Amazon is laying off 16,000 corporate employees in what is now its third mass reduction since October 2025, bringing the total number of jobs cut at the company to 46,000 in less than a year. The latest wave, announced on July 18, 2026, targets middle management and administrative layers as CEO Andy Jassy continues his campaign to eliminate bureaucracy and make Amazon operate more like a startup. Since 2022, Amazon has cut more than 57,000 corporate positions, or roughly 16% of its total corporate workforce. The question for every founder and tech executive watching is simple: is Amazon's approach a blueprint for the future, or a warning about what happens when AI efficiency meets corporate bloat?

The Numbers Behind Amazon's Restructuring

Amazon's latest round of 16,000 cuts follows a pattern that has become distressingly familiar to its workforce. In October 2025, the company laid off 14,000 employees. In January 2026, it cut another 16,000. Now, on July 18, a third round eliminates 16,000 more roles. Combined, these three waves represent 46,000 positions eliminated in nine months, making it the most aggressive downsizing in the company's 32-year history. The cuts are concentrated in Amazon's corporate and administrative functions, not its warehouse or logistics operations, where the company continues to hire. Beth Galetti, Amazon's senior vice president of people experience and technology, described the moves in internal memos as part of broader efforts to reduce bureaucracy, flatten management hierarchies, and push decision-making authority down to individual teams. The company has said these are not primarily cost-cutting measures. Jassy has argued that fewer layers mean faster decisions, better execution, and ultimately a stronger company.

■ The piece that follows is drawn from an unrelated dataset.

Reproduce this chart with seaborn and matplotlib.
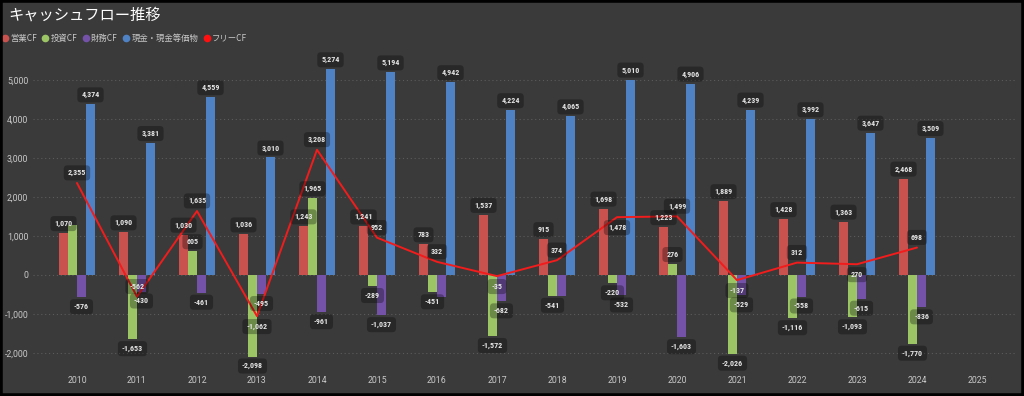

AI Is the Engine Driving the Cuts

Artificial intelligence is the dominant force reshaping Amazon's workforce, and Jassy has been remarkably direct about it. He has warned employees that AI should change the way their work is done, and that in the next few years, efficiency gains from the technology will reduce Amazon's total corporate workforce. The company has encouraged every employee to use and experiment with AI tools wherever possible, and to find ways to get more done with scrappier teams. Internal dashboards track AI tool usage, and some teams factor AI adoption into performance reviews. Amazon has infused AI across its e-commerce platform, its AWS cloud business, its advertising engine, and its logistics network. At the same time, the company has acknowledged the cost of this transformation. AI is expensive. AWS is investing hundreds of billions in AI infrastructure, and the layoffs help reallocate budgets toward those investments. Amazon is not alone in this pattern. Across the tech industry, AI has been cited as a reason for roughly 23% of all job cut announcements in 2026, according to Challenger, Gray and Christmas. The tech sector has laid off approximately 140,000 employees in the U.S. so far this year.

What This Means for Founders and Tech Leaders

Amazon's approach offers a case study in how large organizations are restructuring for the AI era, and the implications extend far beyond Seattle. The core logic is straightforward: if AI tools can automate analysis, reporting, coordination, and project management tasks that used to require entire teams of managers and administrators, then the companies that reorient fastest will have a structural advantage. Amazon is betting that a leaner, flatter organization, even one that loses experienced talent in the process, will outperform a bureaucracy-heavy competitor in the age of AI-driven speed. For founders building companies today, the takeaway is clear. The organizational designs that worked in the pre-AI era, layered management structures, thick administrative functions, slow approval chains, are liabilities now. Jassy is effectively proving that the cost of maintaining bureaucracy has become higher than the cost of dismantling it. The startups that will win in the next cycle are the ones built lean from day one, with AI-native workflows, minimal management overhead, and a culture that treats speed as a feature, not a bug.

The Human Cost and the Industry Trend

The human toll of Amazon's restructuring is significant, and it reflects a broader shift in the tech labor market. Former Amazon employees have described the experience as disorienting and painful, with hundreds of applicants competing for every open role. A CNBC report from July 11 chronicled the stories of laid-off workers who applied to 250 jobs and received only generic rejection emails, or who took pay cuts to join startups because the big tech safety net no longer exists. The irony is that many of these workers were part of the AI teams at Amazon that helped build the very tools now replacing them. The broader industry trend is unmistakable. Companies including Meta, Microsoft, Oracle, Cisco, Salesforce, Workday, and Intuit have all announced major workforce reductions in 2026, often citing AI as a primary driver. The World Economic Forum has projected that 41% of companies worldwide expect to reduce their workforces in the next five years because of AI. For Amazon specifically, the cuts have been paired with a hiring surge in lower-cost countries like India, where the company can hire talent at a fraction of the cost of its Seattle headquarters. This global labor arbitrage, combined with AI-driven automation, is creating a new calculus for corporate workforce planning that will define the rest of the decade.